Honey is Something We Make Together

“They don’t have honey here,” a man said confused. At the end of his journey through the tent of the installation, he was disappointed that there was no honey to taste. Instead, he had to navigate through four different spaces filled with sounds of bees, birds, and tower bells coming from the hidden speakers behind the piles of blue bee hives that surrounded him.

This man was moving through the installation called Honey is Something We Make Together, which happened on Copenhagen’s annual Kulturnatten (11 October 2019) and was part of the ‘Live Like Tomorrow’ C40 World Mayors Summit. The aim of the festival was to raise awareness on the role of cities and their businesses in relation to climate change and the creation of sustainable environments. The installation was created by Oliver Maxwell (Founder of the Bybi Honey Company, Copenhagen) and Melissa Van Drie (‘Sounds Delicious’ Project, Arts & Culture Department, University of Copenhagen), with scenography of architect Mia Frykholm and collaboration of Kathrine Friis (Bybi). With Oliver being the director of Bybi that produces raw local honey and Melissa running a research project on sensory experiences of food, they decided to join forces and explore the different aspects of honey-making.

Their installation consisted of four different spaces that focussed on different aspects of the honey-making process. People silently entered a space and listened to sound recordings of queen bees communicating with each other through the rubbing of their wings and the shaking of their bodies. Listeners were invited to imagine the ways bees feel sonic vibration. Next, visitors were led into a second space where they could touch and smell honeycombs created by the bees. In the third space, a bee keeper was waiting to hand over a flower bulb that would turn into a crocus. The visitor was then invited to dip their finger in paint, choose one of the places written on the walls of the fourth space, and mark the spot where they would plant their flower.

Bybi Listening Bybi Honeycombs

Bybi Flowerbulbs Bybi Fingerpaint

Bee sounds and fingerpaint? One might ask what all of this has to do with honey-making? However, when walking through the universe of smells, sounds, and feelings, one realises that this installation was not as much about honey-making as it was about the people that visit it. Everyone listened with their eyes closed, stroked and pushed their  fingers into the honeycombs and smelled the scents around them. It evoked sensations that many could only describe as “different.” A “touchy-feely kind of thing” which could not be captured easily into words. A teenage boy comments on his headphone experience: “It was really satisfying to hear all the bees and the guy who was talking. […] It was like you were in the situation even though you were just standing there with some headphones on.” Listening to the sound recording created the sense of “being in nature” and “being in the moment.” It re-questioned our connection to nature and our senses. Touching the honey-combs also challenged their relationship with nature’s materials: “It was a different feeling. I don’t know how to describe it. I expected it to be really tough material but when I pushed it, I almost pushed all the way through.”

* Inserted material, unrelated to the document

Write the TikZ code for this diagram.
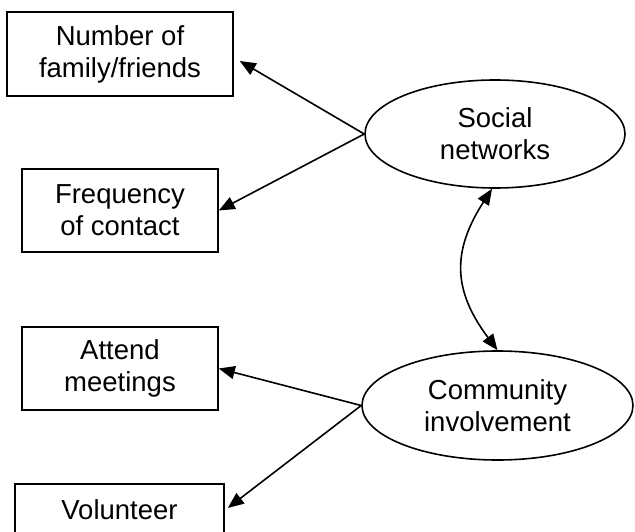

The alternative and non-visual sensations that the installation evoked made visitors think about their relationship to the materials and environments in which bees produce their honey. Through emphasising their sensory experience, visitors in this installation became aware of how they as humans take part in a system. A man wipes off the paint of his finger and becomes aware of his part in honey-making: “The whole situation with the painting and the fingers, it shows how many people show interest in this area and for planting flowers to help the bees.”

Honey is Something We Make Together shows how getting in touch with our senses and embodied forms of knowledge can serve as a means to explore our role in honey-making and our role as self-declared humans in our urban environment at large. For now, we will have to sit through winter to see the planted flower bulbs grow. In spring, however, the crocuses that appear on rooftops, in gardens, meadows and parks will show how humans have a crucial part in how honey is made. The man who was looking honey for left the installation. What he didn’t know was that a taste of the result of this great co-creative honey-making process was waiting for him in the Bybi shop just a few steps away.